At about 9:05 a.m. White House Chief of Staff Andrew Card whispered into Bush's ear, "A second plane has hit the second tower. America is under attack." Bush appeared tense but remained seated for roughly seven minutes, continuing to listen as the children read the story in unison, sometimes repeating lines to meet Daniels's standards. The reading concluded with the phrase "more to come" and Bush asked the class, "What does that mean - 'more to come'?" After a student replied, he praised the students' reading skills and encouraged them to continue practicing, then excused himself and left the room.

According to Bill Sammon in Fighting Back: The War on Terrorism from Inside the White House, Ari Fleischer was in the back of the classroom holding a pad on which he had written, "Don't say anything yet." Sammon contends that, although Bush was not wearing his glasses, he was able to read this message, and it went unnoticed by the media. Sammon further stated:Bush wondered whether he should excuse himself and retreat to the holding room, where he might be able to find out what the hell was going on. But what kind of message would that send—the president abruptly getting up and walking out on a bunch of inner-city second-graders at their moment in the national limelight?

== Press conference ==

Bush addresses reporters about the attacks

Bush addresses reporters about the attacks

Bush was scheduled for a short press conference about education in the school library after spending about 20 minutes total in the classroom. This was delayed by several minutes. When Bush appeared, he announced, "This is a difficult moment for America," and instead of the planned topic, he addressed the country for several minutes about the plane crashes and the government's immediate response. He then left the school for Sarasota-Bradenton International Airport.

== Aftermath ==
The school's library has a small memorial which includes a copy of The Pet Goat that President Bush read to Mrs. Daniels's second-grade class. A plaque commemorating the school's special link to the 9/11 attacks was subsequently installed in the school with the inscription: "This Plaque Designates the Site Where President George W. Bush Learned Of The Terrorist Attacks On Our Country".
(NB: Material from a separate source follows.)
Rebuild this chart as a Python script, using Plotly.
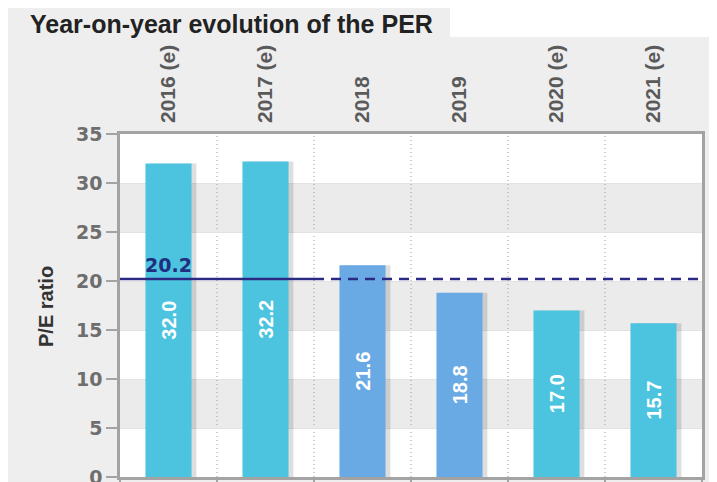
import plotly.graph_objects as go

# ---- data ----
categories = ["2016 (e)", "2017 (e)", "2018", "2019", "2020 (e)", "2021 (e)"]
per_values = [32.0, 32.2, 21.6, 18.8, 17.0, 15.7]
per_labels = ["32.0", "32.2", "21.6", "18.8", "17.0", "15.7"]
mean_per = 20.2
mean_label = "20.2"
mean_solid_span = 2          # number of leading categories where the average line is solid
y_ticks = [0, 5, 10, 15, 20, 25, 30, 35]

# ---- styles / layout (page pixels; the page body adds an 8px white margin) ----
OFF = 8
W, H = 717 - OFF, 482 - OFF
PLOT_L, PLOT_R, PLOT_T, PLOT_B = 120, 702, 134, 477   # page pixels
L, R, T, B = PLOT_L - OFF, W - (PLOT_R - OFF), PLOT_T - OFF, H - (PLOT_B - OFF)
PW, PH = W - L - R, H - T - B
CYAN = "#4cc4df"
BLUE = "#6aaae4"
NAVY = "#2a2a84"
BG = "#eeeeee"
BAND = "#ebebeb"
AXIS = "#a3a3a3"
bar_colors = [CYAN if "(e)" in c else BLUE for c in categories]

def fx(px):
    return (px - OFF - L) / PW

def fy(py):
    return (H - B - (py - OFF)) / PH

n = len(categories)
xs = list(range(n))
bar_w = 0.475

fig = go.Figure()

# bar shadows
fig.add_trace(go.Bar(
    x=xs, y=per_values, width=bar_w, offset=-bar_w / 2 + 0.05,
    marker=dict(color="rgba(0,0,0,0.13)", line=dict(width=0)),
    hoverinfo="skip", showlegend=False,
))
# bars
fig.add_trace(go.Bar(
    x=xs, y=per_values, width=bar_w, offset=-bar_w / 2,
    marker=dict(color=bar_colors, line=dict(width=0)),
    text=per_labels, textposition="inside", insidetextanchor="middle",
    textangle=-90,
    textfont=dict(family="Liberation Sans, Arial", size=20, color="white", weight="bold"),
    showlegend=False,
))
# average line: solid part then dashed part
fig.add_trace(go.Scatter(
    x=[-0.5, mean_solid_span - 0.5], y=[mean_per, mean_per], mode="lines",
    line=dict(color=NAVY, width=2.5), xaxis="x2", showlegend=False, hoverinfo="skip",
))
fig.add_trace(go.Scatter(
    x=[mean_solid_span - 0.5, n - 0.5], y=[mean_per, mean_per], mode="lines",
    line=dict(color=NAVY, width=2.5, dash="10px,7px"), xaxis="x2", showlegend=False,
    hoverinfo="skip",
))

shapes = []
# white area to the right of the title tab
shapes.append(dict(type="rect", xref="paper", yref="paper", x0=fx(450), x1=fx(760),
                   y0=fy(-20), y1=fy(37), fillcolor="white", line=dict(width=0), layer="below"))
# alternating bands
for i in range(len(y_ticks) - 1):
    if (len(y_ticks) - 2 - i) % 2 == 1:
        shapes.append(dict(type="rect", xref="paper", yref="y", x0=0, x1=1,
                           y0=y_ticks[i], y1=y_ticks[i + 1], fillcolor=BAND,
                           line=dict(width=0), layer="below"))
# dotted category separators
for i in range(n - 1):
    shapes.append(dict(type="line", xref="x", yref="paper", x0=i + 0.5, x1=i + 0.5,
                       y0=0, y1=1, line=dict(color="#9a9a9a", width=1, dash="1px,3px"),
                       layer="below"))

annotations = [
    dict(text="<b>Year-on-year evolution of the PER</b>", xref="paper", yref="paper",
         x=fx(28), y=fy(24), xanchor="left", yanchor="middle", showarrow=False,
         font=dict(family="Liberation Sans, Arial", size=25, color="#222222")),
    dict(text="<b>P/E ratio</b>", xref="paper", yref="paper", x=fx(46), y=fy(307),
         xanchor="center", yanchor="middle", textangle=-90, showarrow=False,
         font=dict(family="Liberation Sans, Arial", size=20, color="#333333")),
    dict(text=f"<b>{mean_label}</b>", xref="x", yref="y", x=0, y=mean_per,
         xanchor="center", yanchor="bottom", yshift=1, showarrow=False,
         font=dict(family="DejaVu Sans", size=19, color="#1f2f80")),
]

fig.update_layout(
    width=W, height=H,
    margin=dict(l=L, r=R, t=T, b=B, pad=0, autoexpand=False),
    paper_bgcolor=BG, plot_bgcolor="white",
    barmode="overlay",
    shapes=shapes, annotations=annotations,
    xaxis=dict(range=[-0.5, n - 0.5], tickvals=[i + 0.5 for i in range(-1, n)],
               showticklabels=False, ticks="outside", ticklen=8, tickcolor=AXIS,
               tickwidth=2, showgrid=False, zeroline=False, automargin=False,
               showline=True, linecolor=AXIS, linewidth=2.5, mirror=True, fixedrange=True),
    xaxis2=dict(range=[-0.5, n - 0.5], overlaying="x", side="top",
                tickvals=xs, ticktext=categories, tickangle=-90, ticks="",
                ticklabelstandoff=10, automargin=False,
                tickfont=dict(family="Liberation Sans, Arial", size=21, color="#5a5a5a",
                              weight="bold"),
                showgrid=False, zeroline=False, showline=False),
    yaxis=dict(range=[0, 35], tickvals=y_ticks, ticks="outside", ticklen=11,
               tickcolor=AXIS, tickwidth=2, automargin=False, ticklabeloverflow="allow",
               tickfont=dict(family="DejaVu Sans", size=19, color="#6e6e6e", weight="bold"),
               showgrid=True, gridcolor="#e2e2e2", gridwidth=1, zeroline=False,
               showline=True, linecolor=AXIS, linewidth=2.5, mirror=True),
)

fig.write_html("out.html")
Bush's critics, notably Michael Moore in his film Fahrenheit 9/11, have argued that Bush's continued reading the book after being notified that the attack was ongoing shows he was indecisive. A 9/11 Commission staff report titled Improvising a Homeland Defense said, "The President felt he should project strength and calm until he could better understand what was happening."

A week later, Bush wrote to the school's principal, apologizing for not being able to stay longer.

Osama bin Laden made reference to the story in an unauthenticated videotaped speech released just prior to the 2004 U.S. presidential election, stating that Bush's reading of the book had given the hijackers more than enough time to carry out the attacks. His full quote was:But because it seemed to him that occupying himself by talking to the little girl about the goat and its butting was more important than occupying himself with the planes and their butting of the skyscrapers, we were given three times the period required to execute the operations - all praise is due to Allah.In the years following the incident, faculty and students of the school have come to the defense of Bush's actions. Principal Gwendolyn Tose-Rigell, who died in 2007, stated, "I don't think anyone could have handled it better. What would it have served if [Bush] had jumped out of his chair and ran out of the room?"

Asked about the incident for Time shortly after bin Laden's death in 2011, two of the students from the classroom, Lazaro Dubrocq and Mariah Williams, credited Bush with keeping the classroom calm by finishing the story. Williams said, "I'll always remember watching his face turn red. He got really serious all of a sudden. But I was clueless. I was just seven. I'm just glad he didn't get up and leave because then I would have been more scared and confused." Chantal Guerrero agreed: "I think the President was trying to keep us from finding out, so we all wouldn't freak out."